Na questão catalã, a todas as contradições e irracionalidades de ambas as partes sucede agora, depois do referendo, da violência incontrolada do governo de Madrid e do caudal de eventos que se lhes seguem, mais do que os arranjos partidários para as eleições de Dezembro ou uma avisada reflexão sobre o que vai acontecer depois, sucede agora, dizia, um fluxo contínuo de intimidações e permanente menosprezo por qualquer posição contrária.
Não é de admirar portanto que “El País” tenha publicado no domingo passado um editorial indignado contra o uso de adjectivos pejorativos como “fascista” ou “franquista” para classificar a errática actuação do governo espanhol (não Espanha, diga-se já agora).
“Franco ha muerto: Ningún ataque de retórica guerracivilista justifica atribuir a España comportamientos fascistas” intitula-se.
É um pedaço de prosa particularmente interessante porque insiste numa leitura cega da realidade e comenta parte, do que foi (e é) dito, esgrimindo só argumentos retóricos medíocres – por exemplo, dizer que a destituição de um governo e de um parlamento democraticamente eleitos, a prisão de grande parte dos seus membros, o controlo total das suas forças de polícia e segurança, o cerco destruidor ao seu tecido produtivo são comportamentos “franquistas”, “fascistas” ou “protofascistas” não é, como quer crer o “El País”, o mesmo que dizer que a chanceler alemã é “nazi”.
[LER_MAIS] Mas também porque o que realmente quer dizer é que a esmagadora maioria dos espanhóis não é “franquista” e tem todo o direito de se indignar contra aqueles que lhes chamam o que não são. Se o tivesse dito não podia senão aplaudir.
Não é fácil encontrar em tempos de grande crispação uma análise equilibrada e justa sobre eventos em curso.

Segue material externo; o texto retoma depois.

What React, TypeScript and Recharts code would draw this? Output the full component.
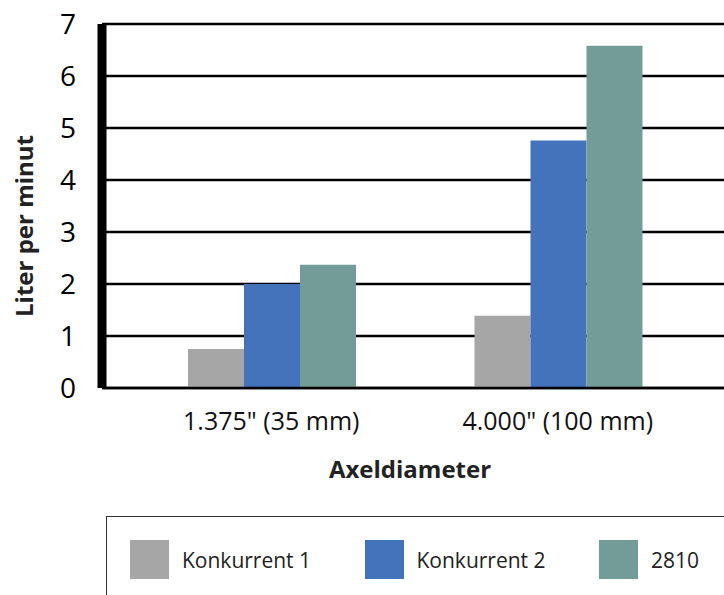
import { BarChart, Bar, XAxis, YAxis, CartesianGrid, Legend, Label } from 'recharts';

const categories = ['1.375" (35 mm)', '4.000" (100 mm)'];
const konkurrent1 = [0.75, 1.39];
const konkurrent2 = [2.0, 4.76];
const model2810 = [2.37, 6.58];
const yTicks = [0, 1, 2, 3, 4, 5, 6, 7];

const series = [
  { key: 'k1', name: 'Konkurrent 1', color: '#A6A6A6' },
  { key: 'k2', name: 'Konkurrent 2', color: '#4573BB' },
  { key: 's2810', name: '2810', color: '#739C98' },
];

const data = categories.map((name, i) => ({
  name,
  k1: konkurrent1[i],
  k2: konkurrent2[i],
  s2810: model2810[i],
}));

const FONT = '"Open Sans", sans-serif';

// legend keeps the series order (recharts sorts payload by name otherwise)
function LegendBox() {
  return (
    <div
      style={{
        width: '100%',
        height: '100%',
        boxSizing: 'border-box',
        borderTop: '1.5px solid #333',
        borderLeft: '1.5px solid #333',
        paddingLeft: 23,
        paddingTop: 23,
        display: 'flex',
        fontFamily: FONT,
      }}
    >
      {series.map((s) => (
        <div key={s.key} style={{ width: 234.5, flexShrink: 0, display: 'flex', alignItems: 'center', height: 39 }}>
          <div style={{ width: 39, height: 39, background: s.color, marginRight: 13 }} />
          <span style={{ fontSize: 21, color: '#222' }}>{s.name}</span>
        </div>
      ))}
    </div>
  );
}

export default function App() {
  return (
    <div style={{ position: 'absolute', left: 0, top: 0, width: 724, height: 595, overflow: 'hidden', background: '#fff' }}>
      <BarChart
        width={724}
        height={595}
        data={data}
        margin={{ top: 24, right: 0, bottom: 147, left: 0 }}
        barCategoryGap={60}
        barGap={0}
        style={{ fontFamily: FONT }}
      >
        <CartesianGrid vertical={false} stroke="#000" strokeWidth={2.5} />
        {series.map((s) => (
          <Bar key={s.key} dataKey={s.key} name={s.name} fill={s.color} isAnimationActive={false} />
        ))}
        <XAxis
          dataKey="name"
          height={60}
          padding={{ left: 26, right: 23 }}
          axisLine={{ stroke: '#000', strokeWidth: 2.5 }}
          tickLine={false}
          tickSize={0}
          tickMargin={24}
          tick={{ fontSize: 25, fill: '#111' }}
        >
          <Label
            content={() => (
              <text x={410} y={478} textAnchor="middle" fontSize={24} fontWeight="bold" fill="#222" fontFamily={FONT}>
                Axeldiameter
              </text>
            )}
          />
        </XAxis>
        <YAxis
          width={102}
          domain={[0, 7]}
          ticks={yTicks}
          interval={0}
          axisLine={{ stroke: '#000', strokeWidth: 9 }}
          tickLine={false}
          tickSize={0}
          tickMargin={26}
          tick={{ fontSize: 28, fill: '#000' }}
        >
          <Label
            content={() => (
              <text
                x={23}
                y={226}
                transform="rotate(-90 23 226)"
                textAnchor="middle"
                dominantBaseline="central"
                fontSize={24}
                fontWeight="bold"
                fill="#222"
                fontFamily={FONT}
              >
                Liter per minut
              </text>
            )}
          />
        </YAxis>
        <Legend
          layout="horizontal"
          verticalAlign="middle"
          align="center"
          wrapperStyle={{ left: 106, top: 516, width: 700, height: 120 }}
          content={LegendBox}
        />
      </BarChart>
    </div>
  );
}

Eu tenho as reportagens de Hannah Arendt para o “New Yorker” sobre o julgamento do nazi Eichmann, que acaba de ser republicada pela Ítaca – Eichmann em Jerusalém: Uma reportagem sobre a banalidade do mal – , como uma espécie de ideal da observação crítica aplicada ao jornalismo.
É sempre bom podermos dizer “Vês como é possível”. Porque não é da dureza, mas da transparência e das suas múltiplas faces que se fazem os diamantes.